In Petitioner's second ground for relief, he contends that he received ineffective assistance of appellate counsel because counsel failed to raise an ineffective assistance of trial counsel claim on direct appeal. Petitioner raised this claim at the state level. Report and Recommendation, supra, at 12. He contends that trial counsel was ineffective for not requesting a lesser-included-offense instruction on Manslaughter by Resisting Criminal Attempt as to Count I in the death of Robert Martinez. The magistrate judge, applying the Strickland v. Washington, 466 U.S. 668 (1984), test, stated that "Petitioner cannot demonstrate that but for counsel's failure to request an instruction on Manslaughter by Resisting Criminal Attempt the result of the proceedings would have been different." Report and Recommendation, supra, at 15. The magistrate judge considered Petitioner's ineffective assistance of trial and appellate counsel claims to be "without merit." Id. at 18.

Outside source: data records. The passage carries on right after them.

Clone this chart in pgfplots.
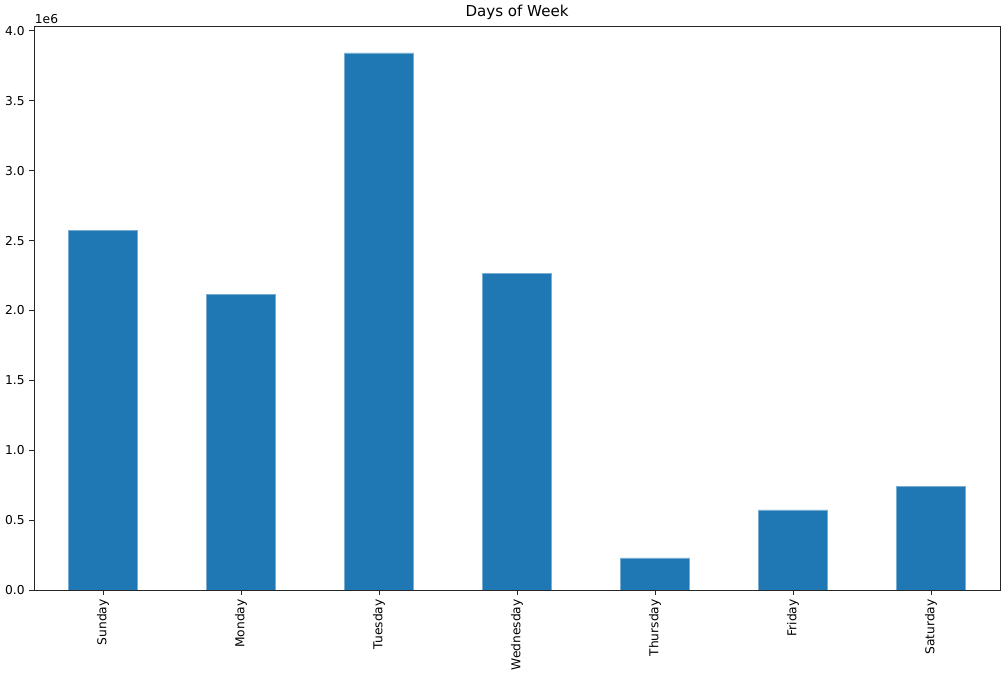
\documentclass[border=0pt]{standalone}
\usepackage{fontspec}
\setmainfont{DejaVu Sans}
\usepackage{pgfplots}
\pgfplotsset{compat=1.18}
\definecolor{tabblue}{HTML}{1F77B4}

\begin{document}
\begin{tikzpicture}
    % canvas: 1 px of the reference = 0.75pt
    \path[use as bounding box] (-25.5pt,-69pt) rectangle (729pt,442.5pt);
    \begin{axis}[
        at={(0pt,0pt)}, anchor=south west,
        scale only axis,
        width=724.5pt, height=423pt,
        xmin=-0.5, xmax=6.5,
        ymin=0, ymax=4035000,
        xtick=data,
        xticklabels={Sunday, Monday, Tuesday, Wednesday, Thursday, Friday, Saturday},
        xticklabel style={rotate=90, anchor=east, font=\fontsize{9.2}{10}\selectfont},
        ytick={0,500000,1000000,1500000,2000000,2500000,3000000,3500000,4000000},
        scaled y ticks=base 10:-6,
        ytick scale label code/.code={1e6},
        every y tick scale label/.style={at={(rel axis cs:0,1)}, anchor=south west, inner sep=1.5pt, xshift=-1pt, font=\fontsize{9.2}{10}\selectfont},
        yticklabel style={font=\fontsize{9.2}{10}\selectfont,
            /pgf/number format/fixed, /pgf/number format/fixed zerofill,
            /pgf/number format/precision=1},
        /pgf/number format/assume math mode=true,
        tick align=outside,
        major tick length=3.5pt,
        xtick pos=bottom, ytick pos=left,
        axis line style={line width=0.6pt, black!85},
        every tick/.style={line width=0.6pt, black!85},
        title={Days of Week},
        title style={font=\fontsize{11.3}{13}\selectfont, yshift=-5pt},
        ybar, bar width=0.5, bar shift=0pt,
        axis on top,
    ]
    \addplot[fill=tabblue, draw=tabblue!60, line width=0.3pt] coordinates {
        (0, 2571000) (1, 2114000) (2, 3843000) (3, 2264000)
        (4, 229000) (5, 573000) (6, 740000)};
    \end{axis}
\end{tikzpicture}
\end{document}
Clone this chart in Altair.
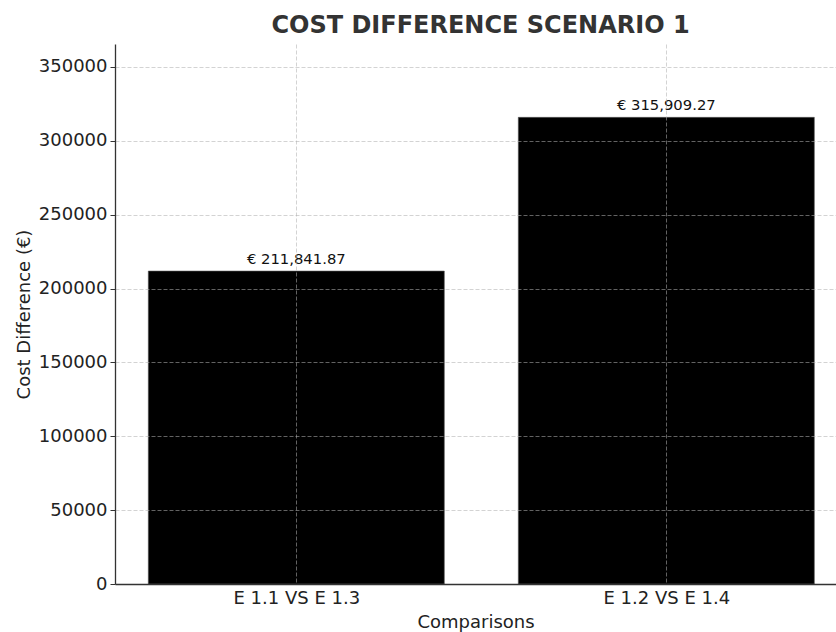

In his third ground for relief, Petitioner raises additional claims of ineffective assistance of trial counsel, which he also pursued in his direct appeal. He claims that trial counsel erroneously agreed to redact a portion of Petitioner's videotaped interview with police where he mentioned that he knew of the Martinez brothers' gang involvement. Petitioner also claims that trial counsel failed to take appropriate remedial steps when a juror allegedly fell asleep during trial. The magistrate judge reviewed the record as to these claims and determined that the allegations of prejudice were insufficient to meet the Strickland test. Id. at 19-20. Specifically, the jury was presented with additional evidence of the Martinez brothers' criminal activity apart from Petitioner's videotaped discussion and there was no trial record that trial counsel was ever made aware of a sleeping juror.
Petitioner now seeks from this court a certificate of appealability. The issues he raises on appeal are identical to those brought before the district court.
To grant a certificate of appealability, Petitioner must make a "substantial showing of the denial of a constitutional right." 28 U.S.C. § 2253(c)(2) (1994). To meet this burden, Petitioner must demonstrate "that reasonable jurists could debate whether (or, for that matter, agree that) the petition should have been resolved in a different manner or that the issues presented were adequate to deserve encouragement to proceed further." Slack v. McDaniel, 529 U.S. 473, 484 (2000) (quotation omitted).
We have carefully reviewed Petitioner's brief, the magistrate judge's recommendations, the district court's disposition, and the record on appeal. Nothing in the facts, the record on appeal, or Petitioner's filing raises an issue which meets our standard for the grant of a certificate of appealability. For substantially the same reasons set forth by the magistrate judge in its Report and Recommendation of July 26, 2005, and the district court's orders of August 18, 2005, and September 26, 2005, we cannot say "that reasonable jurists could debate whether (or, for that matter, agree that) the petition should have been resolved in a different manner." Id.
Accordingly, we DENY Petitioner's request for a certificate of appealability and DISMISS the appeal.